For my benchmark (not compatible with Sunny#main) I get a modest speedup (attached screenshot)

Lazersmoke commented 5 months ago

Minimal code to reproduce:

using Sunny, LinearAlgebra, Chairmarks

cryst = Crystal(I(3), [[0.,0,0]],1)
sys = System(cryst,(1,1,1), [SpinInfo(1;S=1/2, g=2.5)], :dipole)
set_external_field!(sys,[0,0.3,0])
int = ImplicitMidpoint(0.001; damping=0.1, atol=1e-12)
@b (for j = 1:100_000; step!(sys,int); end)

kbarros commented 5 months ago

This is an interesting observation. To some extent I can reproduce the slowdown.

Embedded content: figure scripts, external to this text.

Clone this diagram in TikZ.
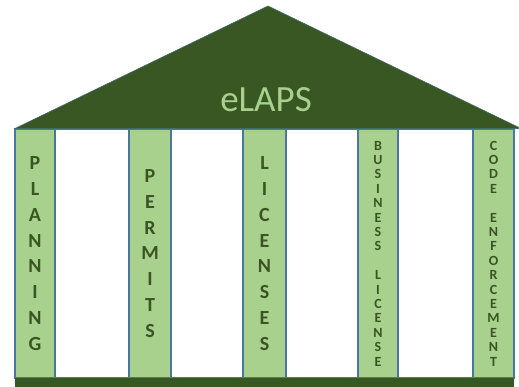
\documentclass[tikz,border=0pt]{standalone}
\usepackage{fontspec}
\setmainfont{Carlito}
\definecolor{roofgreen}{HTML}{385723}
\definecolor{pillarfill}{HTML}{A9D18E}
\definecolor{edgeblue}{HTML}{4A76A2}
\definecolor{lettergreen}{HTML}{3A5523}
\tikzset{
  pillar/.style={draw=edgeblue, line width=1.1pt, fill=pillarfill,
    minimum height=249pt, inner sep=0pt, align=center,
    text=lettergreen, font=\bfseries\fontsize{20}{25.8}\selectfont},
  smallpillar/.style={pillar, font=\bfseries\fontsize{14}{14.4}\selectfont},
  roof/.style={fill=roofgreen, draw=edgeblue!60!roofgreen, line width=0.6pt, line join=miter},
  base/.style={fill=roofgreen, draw=none},
  frame/.style={draw=edgeblue, line width=1.1pt, fill=white}
}
\begin{document}
\begin{tikzpicture}[x=1pt, y=-1pt]
  \useasboundingbox (0,0) rectangle (519,387);
  % white bay behind the columns
  \draw[frame] (15,129) rectangle (514,378);
  % columns
  \node[pillar, minimum width=40pt] (planning) at (35,253.5)
    {P\\L\\A\\N\\N\\I\\N\\G};
  \node[pillar, minimum width=42pt] (permits) at (150,253.5)
    {P\\E\\R\\M\\I\\T\\S};
  \node[pillar, minimum width=43pt] (licenses) at (264.5,253.5)
    {L\\I\\C\\E\\N\\S\\E\\S};
  \node[smallpillar, minimum width=40pt] (business) at (378,253.5)
    {B\\U\\S\\I\\N\\E\\S\\S\\[14.4pt]L\\I\\C\\E\\N\\S\\E};
  \node[smallpillar, minimum width=41pt] (code) at (493.5,253.5)
    {C\\O\\D\\E\\[14.4pt]E\\N\\F\\O\\R\\C\\E\\M\\E\\N\\T};
  % floor slab
  \fill[base] (15,378) rectangle (514,387);
  % pediment
  \path[roof] (15,128.5) -- (268,6) -- (521,128.5) -- cycle;
  \node[text=pillarfill, font=\fontsize{37}{42}\selectfont, anchor=base] (title) at (266,112) {eLAPS};
\end{tikzpicture}
\end{document}
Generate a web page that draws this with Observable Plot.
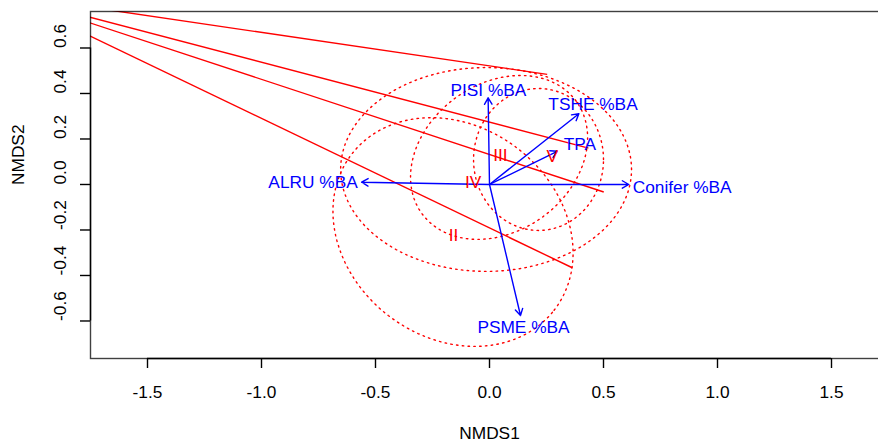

Here is a simpler stand-alone test we could report to Julia developers. Interestingly, it is not always the case that broadcasting is bad. In fact, sometimes it beats for loops.


using StaticArrays, Chairmarks
const Vec3 = SVector{3, Float64}

# An extreme case: Broadcasting over vectors of length 1.
Δs = randn(Vec3, 1)
s = randn(Vec3, 1)
∇E = randn(Vec3, 1)

# For loops win for this particular kernel
function f1(Δs, s, ∇E)
    for iters in 1:10_000
        for i in eachindex(Δs)
            Δs[i] = -s[i] × (s[i] × ∇E[i])
        end
    end
end
function f2(Δs, s, ∇E)
    for iters in 1:10_000
        @. Δs = -s × (s × ∇E)
    end
end
@b f1(Δs, s, ∇E) # 28.625 μs
@b f2(Δs, s, ∇E) # 34.041 μs

# Broadcasting (very slightly) wins for a simpler kernel
function g1(Δs, s, ∇E)
    for iters in 1:10_000
        for i in eachindex(Δs)
            Δs[i] = -s[i] × ∇E[i]
        end
    end
end
function g2(Δs, s, ∇E)
    for iters in 1:10_000
        @. Δs = -s × ∇E
    end
end
@b g1(Δs, s, ∇E) # 25.500 μs
@b g2(Δs, s, ∇E) # 23.958 μs

Lazersmoke commented 5 months ago

This appears to depend mainly on the number of [i] (i.e. how many bounds checks). For our case at least, it can be very efficient to use MVector for Δs and SVector for s; I get 4x speedup on g1 in Kip's benchmark. But it means we have to get the typing information in there somewhere. I'm not sure we want to store this in the type parameters of e.g. System, but if there's a way to convert sys.dipoles into an MVector before passing to rhs_dipole!, that would be highly highly advantageous.

kbarros commented 2 months ago

Might be worth also experimenting with this: https://github.com/YingboMa/FastBroadcast.jl.